Когда мы, оробев, втянулись в него, старик сидел за письменным столом. Кулаком правой руки он опирался на колено, левую вытянул вдоль стола к лампе, отчего левое его плечо поднялось и круглая голова оказалась как бы на склоне гипотенузы — вот-вот покатится. Лицо его было поспешно гордым. Глаза окаймлены красными веками. И от этих красных век по щекам разбегались красные трещинки. Он был очень стар, но морщины не обезображивали его, к тому же по природе он, наверно, был смешливым.
И вот что — он не был жалок.
Он был потрясающе монументален в теплой исподней рубахе, окончательно овладевшей его воинственной шеей. На лысине у него темнело родимое пятно, как пупок, отчего голова делалась похожей на детский животик.
О господи, прости нас за грехи наши, но деда этого мы разглядывали сквозь влажную призму какой-то бессознательной, но безусловной симпатии.
На столе, большом, темного золотистого клена, под настольной лампой с золоченой ампирной подставкой и гофрированным абажуром из плотной мраморной бумаги, похожей на пергамент, стояла серебряная рамка и в ней портрет — рьяный кайзеровский генерал, усатый, с круглыми глазами, в шлеме с плюмажем.
Мы переводили взгляд с портрета на старика — это был он. Безусловно, он — реликт, хвощ, тиранозавр…
На стенах висели картины в багетах — баталии, пейзажи с руинами и впечатляющий портрет старика, тогда еще молодого генерала. На портрете он стоял ровно, без намека на малейшую вольность, стиснув колени и прижав локти к бокам, как на Большом Смотру перед кайзером.

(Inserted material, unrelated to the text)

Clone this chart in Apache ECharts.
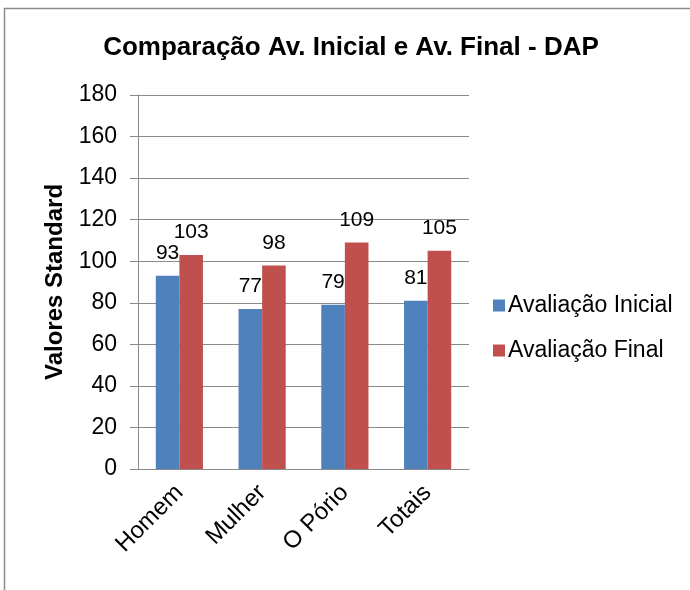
<!DOCTYPE html>
<html>
<head>
<meta charset="utf-8">
<script src="https://cdn.jsdelivr.net/npm/echarts@6/dist/echarts.min.js"></script>
<style>
  html, body { margin: 0; padding: 0; background: #ffffff; }
  #chart { width: 690px; height: 590px; }
</style>
</head>
<body>
<div id="chart"></div>
<script>
// Categories and series values
const categories = ['Homem', 'Mulher', 'O Pório', 'Totais'];
const avaliacaoInicial = [93, 77, 79, 81];
const avaliacaoFinal = [103, 98, 109, 105];
const seriesNames = ['Avaliação Inicial', 'Avaliação Final'];

// Value axis range
const yMin = 0;
const yMax = 180;
const yStep = 20;

const FONT = 'Liberation Sans, Arial, sans-serif';
const GRID_GREY = '#8a8a8a';

const chart = echarts.init(document.getElementById('chart'), null, { renderer: 'canvas' });

const labelStyle = {
  show: true,
  position: 'top',
  distance: 12,
  color: '#000',
  fontFamily: FONT,
  fontSize: 21
};

chart.setOption({
  backgroundColor: '#ffffff',
  animation: false,
  graphic: [{
    type: 'rect',
    shape: { x: 4.5, y: 8.5, width: 800, height: 800 },
    style: { fill: 'none', stroke: '#8c8c8c', lineWidth: 1.5 },
    silent: true
  }],
  title: {
    text: 'Comparação Av. Inicial e Av. Final - DAP',
    left: 346,
    textAlign: 'center',
    top: 30,
    textStyle: { fontFamily: FONT, fontSize: 26, fontWeight: 'bold', color: '#000' }
  },
  legend: {
    orient: 'vertical',
    left: 488,
    top: 289,
    itemWidth: 12,
    itemHeight: 12,
    itemGap: 22,
    icon: 'rect',
    textStyle: { fontFamily: FONT, fontSize: 23, color: '#000', padding: [0, 0, 0, -2] },
    data: seriesNames
  },
  grid: { left: 138, right: 221, top: 95, bottom: 121, containLabel: false },
  xAxis: {
    type: 'category',
    data: categories,
    axisLine: { show: true, lineStyle: { color: GRID_GREY, width: 1 } },
    axisTick: { show: false },
    axisLabel: {
      rotate: 45,
      margin: 20,
      color: '#000',
      fontFamily: FONT,
      fontSize: 24,
      interval: 0
    }
  },
  yAxis: {
    type: 'value',
    min: yMin,
    max: yMax,
    interval: yStep,
    name: 'Valores Standard',
    nameLocation: 'middle',
    nameGap: 71,
    nameRotate: 90,
    nameTextStyle: { fontFamily: FONT, fontSize: 24, fontWeight: 'bold', color: '#000' },
    axisLine: { show: true, lineStyle: { color: GRID_GREY, width: 1 } },
    axisTick: { show: true, inside: false, length: 8, lineStyle: { color: GRID_GREY } },
    splitLine: { show: true, lineStyle: { color: GRID_GREY, width: 1 } },
    axisLabel: { margin: 21, color: '#000', fontFamily: FONT, fontSize: 23 }
  },
  series: [
    {
      name: seriesNames[0],
      type: 'bar',
      data: avaliacaoInicial,
      barGap: '0%',
      barCategoryGap: '43%',
      itemStyle: { color: '#4F81BD' },
      label: labelStyle
    },
    {
      name: seriesNames[1],
      type: 'bar',
      data: avaliacaoFinal,
      barGap: '0%',
      barCategoryGap: '43%',
      itemStyle: { color: '#C0504D' },
      label: labelStyle
    }
  ]
});
</script>
</body>
</html>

Сейчас старикашка напоминал гимназиста, гримасничающего перед зеркалом в безнадежном порыве стать на минуточку отцом нации. От напряжения у старика вздулись вены на шее и на висках. Это его «ку-ка-ре-ку!» могло плохо кончиться. Все мы молчали.
Паша Сливуха вздыхал.
Вдруг он пошевелил старика за руку.
— Эх, гроссфатер. Наин зерсторен унзер херц. Гляйх шпрехен зофорт: «Их бин генераль-аншеф». А мы что? Мы вам митфухлен.

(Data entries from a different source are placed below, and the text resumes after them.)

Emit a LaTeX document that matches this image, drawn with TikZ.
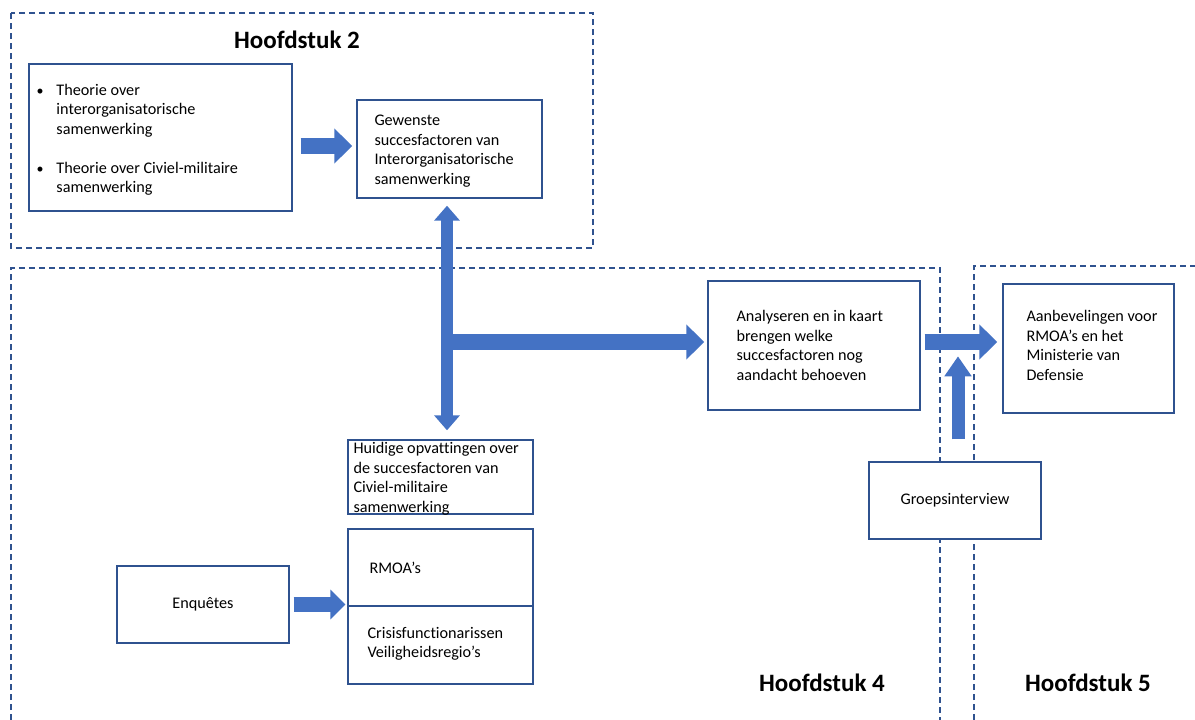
\documentclass[tikz,border=0pt]{standalone}
\usepackage{fontspec}
\setmainfont[Ligatures=NoCommon]{Carlito}
\usetikzlibrary{arrows.meta,calc}
\definecolor{bdr}{HTML}{2F528F}
\definecolor{afill}{HTML}{4472C4}
\definecolor{dsh}{HTML}{2F528F}
\newcommand\mybul{\makebox[20pt][l]{\fontsize{14}{14}\selectfont\textbullet}}
\begin{document}
\begin{tikzpicture}[x=1pt,y=-1pt,
  frame/.style={draw=dsh, line width=1.3pt, dash pattern=on 6pt off 4pt},
  box/.style={draw=bdr, line width=1.4pt, fill=white, inner sep=0pt},
  txt/.style={inner sep=0pt, align=left, font=\fontsize{16.2}{19.5}\selectfont},
  ctxt/.style={inner sep=0pt, align=center, font=\fontsize{16.2}{19.5}\selectfont},
  title/.style={inner sep=0pt, font=\fontsize{25}{30}\selectfont\bfseries},
  barrow/.style={draw=afill, line width=16pt, -{Triangle[length=18pt, width=34pt]}},
  varrow/.style={draw=afill, line width=12pt, {Triangle[length=15pt, width=25pt]}-{Triangle[length=15pt, width=25pt]}},
  uarrow/.style={draw=afill, line width=13pt, -{Triangle[length=20pt, width=26pt]}},
  earrow/.style={draw=afill, line width=15pt, -{Triangle[length=15pt, width=29pt]}}
]
\useasboundingbox[fill=white] (0,0) rectangle (1195,720);

% dashed chapter frames
\draw[frame] (11,13) rectangle (593,248);
\draw[frame] (11,720) -- (11,268) -- (940,268) -- (940,720);
\draw[frame] (974,720) -- (974,266) -- (1195,266);

% titles
\node[title] (h2) at (297,40) {Hoofdstuk 2};
\node[title] (h4) at (822,683) {Hoofdstuk 4};
\node[title] (h5) at (1088,683) {Hoofdstuk 5};

% boxes
\node[box, minimum width=263, minimum height=147] (A) at (160.5,137.5) {};
\node[box, minimum width=185, minimum height=98] (B) at (449.5,149) {};
\node[box, minimum width=212, minimum height=129] (C) at (814,345.5) {};
\node[box, minimum width=171, minimum height=129] (D) at (1088.5,348.5) {};
\node[box, minimum width=185, minimum height=74] (E) at (440.5,477) {};
\node[box, minimum width=185, minimum height=77] (F1) at (440.5,567.5) {};
\node[box, minimum width=185, minimum height=78] (F2) at (440.5,645) {};
\node[box, minimum width=172, minimum height=77] (Enq) at (203,604.5) {};
\node[box, minimum width=172, minimum height=77] (G) at (955,500.5) {};

% texts
\node[txt, anchor=west] (At) at ($(A.west)+(8,2.5)$)
  {\mybul Theorie over\\
   \hspace*{20pt}interorganisatorische\\
   \hspace*{20pt}samenwerking\\[19.5pt]
   \mybul Theorie over Civiel-militaire\\
   \hspace*{20pt}samenwerking};
\node[txt, anchor=west] (Bt) at ($(B.west)+(18,2)$)
  {Gewenste\\succesfactoren van\\Interorganisatorische\\samenwerking};
\node[txt, anchor=west] (Ct) at ($(C.west)+(29,0)$)
  {Analyseren en in kaart\\brengen welke\\succesfactoren nog\\aandacht behoeven};
\node[txt, anchor=west] (Dt) at ($(D.west)+(24,-3)$)
  {Aanbevelingen voor\\RMOA’s en het\\Ministerie van\\Defensie};
\node[txt, anchor=west] (Et) at ($(E.west)+(6,2)$)
  {Huidige opvattingen over\\de succesfactoren van\\Civiel-militaire\\samenwerking};
\node[txt, anchor=west] (F1t) at ($(F1.west)+(22,0)$) {RMOA’s};
\node[txt, anchor=west] (F2t) at ($(F2.west)+(20,-1)$) {Crisisfunctionarissen\\Veiligheidsregio’s};
\node[ctxt] (Enqt) at (Enq.center) {Enquêtes};
\node[ctxt] (Gt) at (G.center) {Groepsinterview};

% block arrows
\coordinate (vx) at (447,342);
\draw[barrow] ($(A.east |- B.west)+(8,-3)$) -- ($(B.west)+(-4,-3)$);
\draw[varrow] ($(vx |- B.south)+(0,7)$) -- ($(vx |- E.north)+(0,-9)$);
\draw[barrow] ($(vx)+(-4,0)$) -- ($(vx -| C.west)+(-3,0)$);
\draw[barrow] ($(C.east)+(4,-3.5)$) -- ($(C.east -| D.west)+(-5,-3.5)$);
\draw[uarrow] ($(G.north)+(3,-22)$) -- ($(G.north)+(3,-105)$);
\draw[earrow] ($(Enq.east)+(4,0)$) -- ($(Enq.east -| F1.west)+(-2,0)$);
\end{tikzpicture}
\end{document}
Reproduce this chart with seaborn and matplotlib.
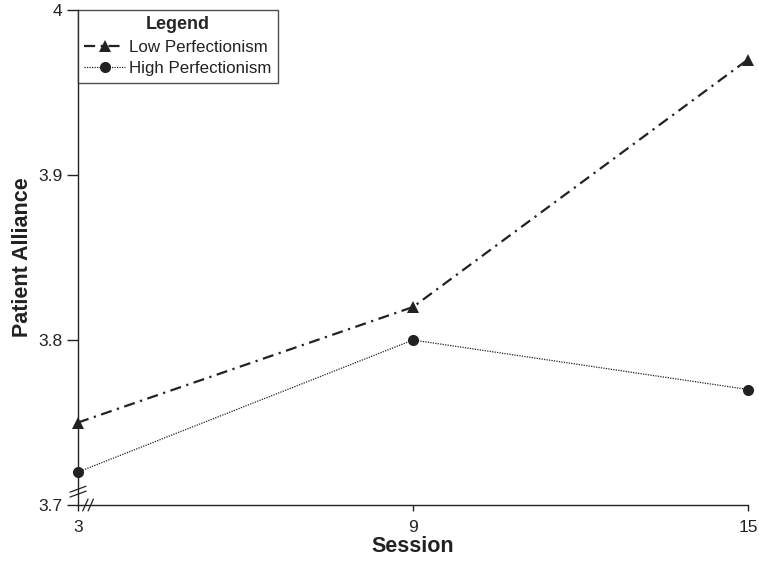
import matplotlib
matplotlib.use("Agg")
import matplotlib.pyplot as plt
import seaborn as sns
import pandas as pd

sessions = [3, 9, 15]
low_perf = [3.75, 3.82, 3.97]
high_perf = [3.72, 3.80, 3.77]
y_ticks = [3.7, 3.8, 3.9, 4.0]
y_tick_labels = ["3.7", "3.8", "3.9", "4"]

df = pd.DataFrame({
    "Session": sessions * 2,
    "Alliance": low_perf + high_perf,
    "Group": ["Low Perfectionism"] * 3 + ["High Perfectionism"] * 3,
})

sns.set_style("ticks")
plt.rcParams["font.family"] = ["Liberation Sans", "DejaVu Sans"]

fig = plt.figure(figsize=(7.59, 5.62), dpi=100)
ax = fig.add_axes([0.1028, 0.1014, 0.8827, 0.8808])

low = df[df.Group == "Low Perfectionism"]
high = df[df.Group == "High Perfectionism"]
sns.lineplot(data=low, x="Session", y="Alliance", ax=ax, color="#222222",
             linestyle=(0, (5, 2.5, 1, 2.5)), linewidth=1.6, marker="^",
             markersize=8, markeredgewidth=0, label="Low Perfectionism",
             clip_on=False)
sns.lineplot(data=high, x="Session", y="Alliance", ax=ax, color="#222222",
             linestyle=(0, (1, 1)), linewidth=0.9, marker="o",
             markersize=8, markeredgewidth=0, label="High Perfectionism",
             clip_on=False)

ax.set_xlim(3, 15)
ax.set_ylim(3.7, 4.0)
ax.set_xticks(sessions)
ax.set_xticklabels([str(s) for s in sessions])
ax.set_yticks(y_ticks)
ax.set_yticklabels(y_tick_labels)
ax.tick_params(axis="both", labelsize=12.5, width=1, color="#222222",
               labelcolor="#222222")
ax.tick_params(axis="x", length=4.5, pad=6)
ax.tick_params(axis="y", length=8, pad=3)
for s in ["top", "right"]:
    ax.spines[s].set_visible(False)
for s in ["left", "bottom"]:
    ax.spines[s].set_color("#222222")
    ax.spines[s].set_linewidth(1)

ax.set_xlabel("Session", fontsize=15.5, fontweight="bold", labelpad=1, color="#222222")
ax.set_ylabel("Patient Alliance", fontsize=15.5, fontweight="bold", labelpad=4, color="#222222")

# axis break marks
kw = dict(color="#222222", linewidth=0.9, clip_on=False, transform=ax.transAxes)
for dy in (0.022, 0.032):
    ax.plot([-0.012, 0.012], [dy - 0.006, dy + 0.006], **kw)
for dx in (0.011, 0.019):
    ax.plot([dx - 0.004, dx + 0.004], [-0.012, 0.012], **kw)

leg = ax.legend(title="Legend", loc="upper left", bbox_to_anchor=(0.0, 1.0),
                frameon=True, fancybox=False, fontsize=12.2, handlelength=2.4,
                borderaxespad=0, borderpad=0.38, labelspacing=0.38,
                handletextpad=0.25)
leg.get_title().set_fontweight("bold")
leg.get_title().set_fontsize(13)
leg.get_frame().set_edgecolor("#222222")
leg.get_frame().set_linewidth(1)
for t in leg.get_texts():
    t.set_color("#222222")

fig.savefig("out.png", dpi=100)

Что-то в старом генерале надломилось. Он упал грудью на стол, вытянул перед собой руки, сухими кулачками ударил по блестящему дереву. Паша Сливуха очень душевно погладил его по голове. Острые лопатки старика, как обломанные надкрылья, шевельнулись под вязаной кофтой.

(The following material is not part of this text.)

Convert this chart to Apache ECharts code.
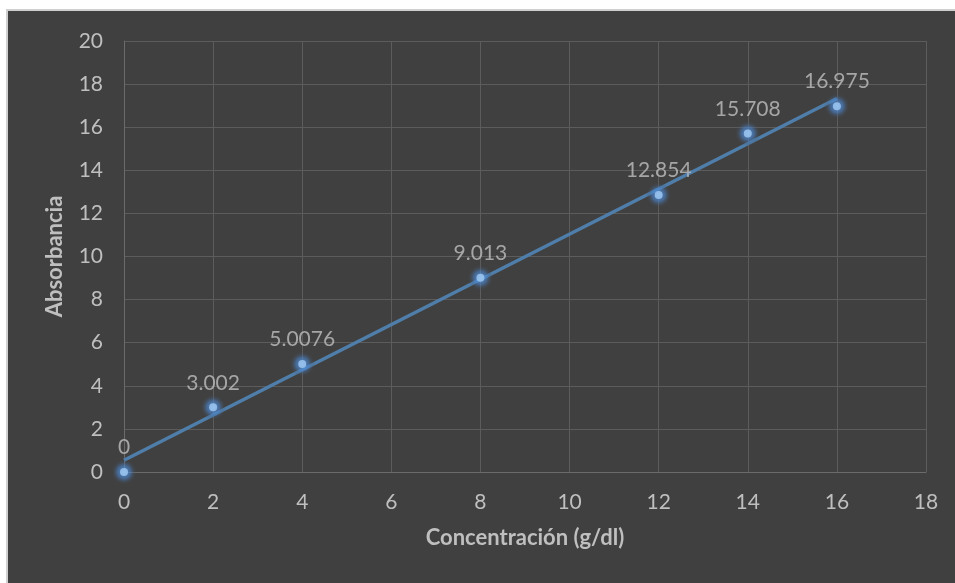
<!DOCTYPE html>
<html>
<head>
<meta charset="utf-8">
<script src="https://cdn.jsdelivr.net/npm/echarts@6/dist/echarts.min.js"></script>
<style>
  html, body { margin: 0; padding: 0; background: #ffffff; }
  #chart {
    position: absolute; left: 6px; top: 9px;
    width: 947px; height: 572px;
    border-left: 2px solid #cfcfcf; border-top: 2px solid #cfcfcf;
    background: #404040;
  }
</style>
</head>
<body>
<div id="chart"></div>
<script>
// Calibration data: concentration (g/dl) vs absorbance
const concentracion = [0, 2, 4, 8, 12, 14, 16];
const absorbancia = [0, 3.002, 5.0076, 9.013, 12.854, 15.708, 16.975];
const xTicks = { min: 0, max: 18, interval: 2 };
const yTicks = { min: 0, max: 20, interval: 2 };

// Least-squares linear trendline across the measured range
function linearFit(xs, ys) {
  const n = xs.length;
  const mx = xs.reduce((a, b) => a + b, 0) / n;
  const my = ys.reduce((a, b) => a + b, 0) / n;
  let sxy = 0, sxx = 0;
  for (let i = 0; i < n; i++) {
    sxy += (xs[i] - mx) * (ys[i] - my);
    sxx += (xs[i] - mx) * (xs[i] - mx);
  }
  const m = sxy / sxx;
  return { m, b: my - m * mx };
}
const fit = linearFit(concentracion, absorbancia);
const xFirst = Math.min(...concentracion), xLast = Math.max(...concentracion);
const trend = [[xFirst, fit.m * xFirst + fit.b], [xLast, fit.m * xLast + fit.b]];

const points = concentracion.map((x, i) => [x, absorbancia[i]]);

const FONT = 'Lato, "Open Sans", sans-serif';
const TEXT = '#bfbfbf';
const chart = echarts.init(document.getElementById('chart'));
chart.setOption({
  backgroundColor: '#404040',
  animation: false,
  grid: { left: 116, right: 29, top: 30, bottom: 111 },
  xAxis: {
    type: 'value', min: xTicks.min, max: xTicks.max, interval: xTicks.interval,
    name: 'Concentración (g/dl)', nameLocation: 'middle', nameGap: 55,
    nameTextStyle: { color: TEXT, fontSize: 22, fontWeight: 'bold', fontFamily: FONT },
    axisLine: { show: true, lineStyle: { color: '#6b6b6b', width: 1 } },
    axisTick: { show: false },
    axisLabel: { color: TEXT, fontSize: 21, fontFamily: FONT, margin: 20 },
    splitLine: { show: true, lineStyle: { color: '#5c5c5c', width: 1 } }
  },
  yAxis: {
    type: 'value', min: yTicks.min, max: yTicks.max, interval: yTicks.interval,
    name: 'Absorbancia', nameLocation: 'middle', nameGap: 58,
    nameTextStyle: { color: TEXT, fontSize: 22, fontWeight: 'bold', fontFamily: FONT },
    axisLine: { show: true, lineStyle: { color: '#6b6b6b', width: 1 } },
    axisTick: { show: false },
    axisLabel: { color: TEXT, fontSize: 21, fontFamily: FONT, margin: 21 },
    splitLine: { show: true, lineStyle: { color: '#5c5c5c', width: 1 } }
  },
  series: [
    {
      type: 'line', data: trend, showSymbol: false, silent: true, z: 2,
      lineStyle: { color: '#4f7eaa', width: 3.5 }
    },
    {
      // soft glow halo behind each marker
      type: 'scatter', data: points, symbol: 'circle', symbolSize: 26, z: 3, silent: true,
      itemStyle: {
        opacity: 1,
        color: {
          type: 'radial', x: 0.5, y: 0.5, r: 0.5,
          colorStops: [
            { offset: 0, color: 'rgba(90,155,230,0.95)' },
            { offset: 0.5, color: 'rgba(75,135,210,0.55)' },
            { offset: 1, color: 'rgba(64,64,64,0)' }
          ]
        }
      }
    },
    {
      type: 'scatter', data: points, symbol: 'circle', symbolSize: 8, z: 4,
      itemStyle: { color: '#a3cbf2' },
      label: {
        show: true, position: 'top', distance: 10,
        color: TEXT, fontSize: 21, fontFamily: FONT,
        formatter: p => String(p.value[1])
      }
    }
  ]
});
</script>
</body>
</html>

И я, и Писатель Пе подумали об одном — о женщине, упавшей в обморок возле своей кровати, из которой мы вылезли, как из броневика. Но ей было легче, она могла, очнувшись, списать нас как галлюцинацию — болезнь измученного страхом мозга. У старика такой возможности не было…
Наверно, все же надо было бы ему надеть добротный костюм — на роль истопника он не годился, на роль шута — тем более. Но не было противника, равного ему по чину, он это предвидел, — не перед кем было шпагу ломать. А вот комедию…
Он застонал, заколотил кулачками по столешнице.
Мы вытолкались из кабинета. Но не ушли.
Егор и Анатолий на балкон вылезли, дверь туда была приоткрыта для воздуха. Писатель Пе исчез — наверно, наткнулся на граммофонные пластинки, отыскал Розиту Сирано. Шаляпин брякал на рояле собачий вальс. Паша Сливуха появился откуда-то взъерошенный, поманил меня в короткий коридорчик на задней стороне особняка.
Окна тут выходили в сад. Я думал, он кухню нашел с чем-нибудь вкусным, но он открыл незаметную среди прочих дверь.
Это была большая кладовка, снизу доверху набитая добротными кожаными сундуками и чемоданами. Ясное дело — хозяин в свое время много воевал и путешествовал, может быть, даже в Африке.
— Ну и что? — спросил я.
— А то — почему он свою амуницию не поклал в сундуки, а выставил ее на обозрение? Почему не смылся перед нашим приходом?
— Старый потому что. Никому не нужный.
— Нет, он дает понять, что он чихал как на Гитлера, так и на нас. Это его такой надменный сарказм. Недаром он генерал-аншеф.
— Почему ты думаешь, что аншеф?
— А может, генерал-фельдмаршал…
Но тут послышалось:
— Комм, фрау, комм…
Мы с Пашей выскочили на галерею.
Ходоком у нас был Шаляпин. Но он играл собачий вальс.
Писатель Пе откуда-то с третьего этажа вел за руку женщину лет пятидесяти — может, генеральскую дочку, а может быть, генеральскую экономку, но очень важную.
Она шла сдаваться величественно и надменно.